The five new stats are:

  • Kick Predictor – Showing the probability of a kicker successfully scoring a penalty kick or try conversion
  • Visits to the 22 – This stat will highlight the number of occasions a team has entered the opposition’s 22-metre area and how many points they have scored with the entries
  • Ruck and Turnover Locations – A heat map of the pitch will highlight the action areas of each team
  • Dominant Tackles – This will show the defensive strength and structure of the teams
  • Power Game – This will show where a team is dominant, where a team is lacking, and potentially where the match is being won or lost

These stats will make the sport more accessible to all fans, particularly those who are new to the game, and younger fans, while giving greater depth of understanding to seasoned rugby fans.
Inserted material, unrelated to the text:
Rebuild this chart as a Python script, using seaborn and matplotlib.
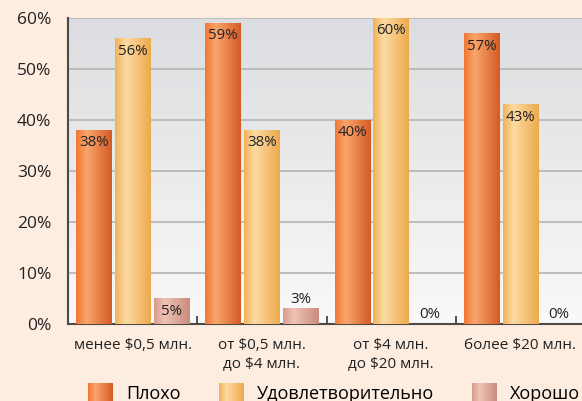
import numpy as np
import pandas as pd
import matplotlib
matplotlib.use('Agg')
import matplotlib.pyplot as plt
import seaborn as sns
from matplotlib.colors import LinearSegmentedColormap
from matplotlib.patches import Rectangle
from matplotlib.legend_handler import HandlerBase
from matplotlib.image import BboxImage
from matplotlib.transforms import Bbox, TransformedBbox

categories = ['менее $0,5 млн.', 'от $0,5 млн.\nдо $4 млн.',
              'от $4 млн.\nдо $20 млн.', 'более $20 млн.']
series = ['Плохо', 'Удовлетворительно', 'Хорошо']
plokho = [38, 59, 40, 57]
udovl = [56, 38, 60, 43]
khorosho = [5, 3, 0, 0]

# gradient stops per series: left, light, right
grad_colors = {
    'Плохо': ['#f27632', '#f9a56c', '#d45a24'],
    'Удовлетворительно': ['#f0b256', '#fcdaa2', '#edaa4c'],
    'Хорошо': ['#d99a8b', '#efc3b6', '#c98b7d'],
}
mid_colors = {k: v[1] for k, v in grad_colors.items()}

df = pd.DataFrame({
    'cat': categories * 3,
    'series': [s for s in series for _ in categories],
    'val': plokho + udovl + khorosho,
})

cmaps = {k: LinearSegmentedColormap.from_list(k, [(0, v[0]), (0.3, v[1]), (1, v[2])])
         for k, v in grad_colors.items()}
grad = np.linspace(0, 1, 256).reshape(1, -1)

plt.rcParams['font.family'] = ['Open Sans', 'DejaVu Sans']

fig = plt.figure(figsize=(5.82, 4.01), dpi=100)
fig.patch.set_facecolor('#fdece0')
ax = fig.add_axes([68 / 582, 77 / 401, 517 / 582, 306 / 401])

sns.barplot(data=df, x='cat', y='val', hue='series', palette=mid_colors,
            width=0.9, gap=0.08, ax=ax, legend=False, zorder=3)

# фон осей с градиентом
bg = LinearSegmentedColormap.from_list('bg', ['#f9f9f9', '#dcdde0'])
ax.imshow(np.linspace(0, 1, 256).reshape(-1, 1), extent=[-0.5, 3.5, 0, 60],
          origin='lower', aspect='auto', cmap=bg, zorder=0)

for name, cont in zip(series, ax.containers):
    for bar in cont:
        x, w, h = bar.get_x(), bar.get_width(), bar.get_height()
        if h > 0:
            bar.set_facecolor('none')
            ax.imshow(grad, extent=[x, x + w, 0, h], aspect='auto',
                      cmap=cmaps[name], zorder=3, interpolation='bilinear')
        if h >= 5:
            ax.text(x + w / 2, h - 2.5, f'{h:.0f}%', ha='center', va='center',
                    fontsize=10.8, color='#222222', zorder=5)
        else:
            ax.text(x + w / 2, h + 1.9, f'{h:.0f}%', ha='center', va='center',
                    fontsize=10.8, color='#222222', zorder=5)

ax.set_xlim(-0.5, 3.5)
ax.set_ylim(0, 60)
ax.set_yticks(range(0, 61, 10))
ax.set_yticklabels([f'{v}%' for v in range(0, 61, 10)], fontsize=12.5, color='#222222')
ax.yaxis.grid(True, color='#b9b9b9', linewidth=1.3, zorder=1)
ax.set_axisbelow(True)
ax.tick_params(axis='y', length=0, pad=12)
ax.tick_params(axis='x', length=0, pad=10, labelsize=11, labelcolor='#222222')
for lbl in ax.get_xticklabels():
    lbl.set_linespacing(1.35)
ax.set_xticks([0.5, 1.5, 2.5], minor=True)
ax.tick_params(axis='x', which='minor', direction='in', length=6, width=1.3, color='#444444')
ax.set_xlabel('')
ax.set_ylabel('')
for s in ['top', 'right']:
    ax.spines[s].set_visible(False)
for s in ['left', 'bottom']:
    ax.spines[s].set_color('#4a4a4a')
    ax.spines[s].set_linewidth(1.5)


class GradPatch(Rectangle):
    pass


class GradHandler(HandlerBase):
    def create_artists(self, legend, orig, xdescent, ydescent, width, height,
                       fontsize, trans):
        bb = TransformedBbox(Bbox.from_bounds(-xdescent, -ydescent, width, height), trans)
        img = BboxImage(bb, cmap=orig.cmap, interpolation='bilinear')
        img.set_data(grad)
        return [img]


handles = []
for name in series:
    p = GradPatch((0, 0), 1, 1)
    p.cmap = cmaps[name]
    handles.append(p)

fig.legend(handles, series, loc='center', bbox_to_anchor=(334 / 582, 1 - 393 / 401),
           ncol=3, frameon=False, fontsize=13, handlelength=1.35, handleheight=1.3,
           columnspacing=2.1, handletextpad=0.75, borderpad=0, borderaxespad=0,
           handler_map={GradPatch: GradHandler()})

fig.savefig('out.png', dpi=100, facecolor=fig.get_facecolor())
These new advanced stats will also give broadcast commentators and pundits an easy and visual way to show and explain to fans the most critical moments in a game and where it was won and lost. While rugby appears to be a simple sport to play – you run, you pass the ball, and you tackle – it is in fact incredibly complex.

These stats will make the sport more accessible to all fans

I think these stats are invaluable, because they will give fans insights into the habits, structures and strategies that create the building blocks for successful teams. And what’s really great about these stats is that they don’t impact on your viewing time or hold up the game. They add information and insight right there and in real-time, which is why I think fans will love them.

Sit back and enjoy the show

Each week, over the next five weeks, I’ll be taking a closer look at each of the new stats, and how they are used in the games in more detail so do check back to get my thoughts on the games and the insights I’ve gleaned from these news stats.

With every team brimming with talent and ferocity, I can’t wait to see the how the Championship unfolds. These new stats will give fresh insights and knowledge to fans and pundits alike as the greatest rugby competition in the world gets under way. There’s no question that, with these new statistics powered by AWS, rugby just got a whole lot more interesting and accessible for every fan.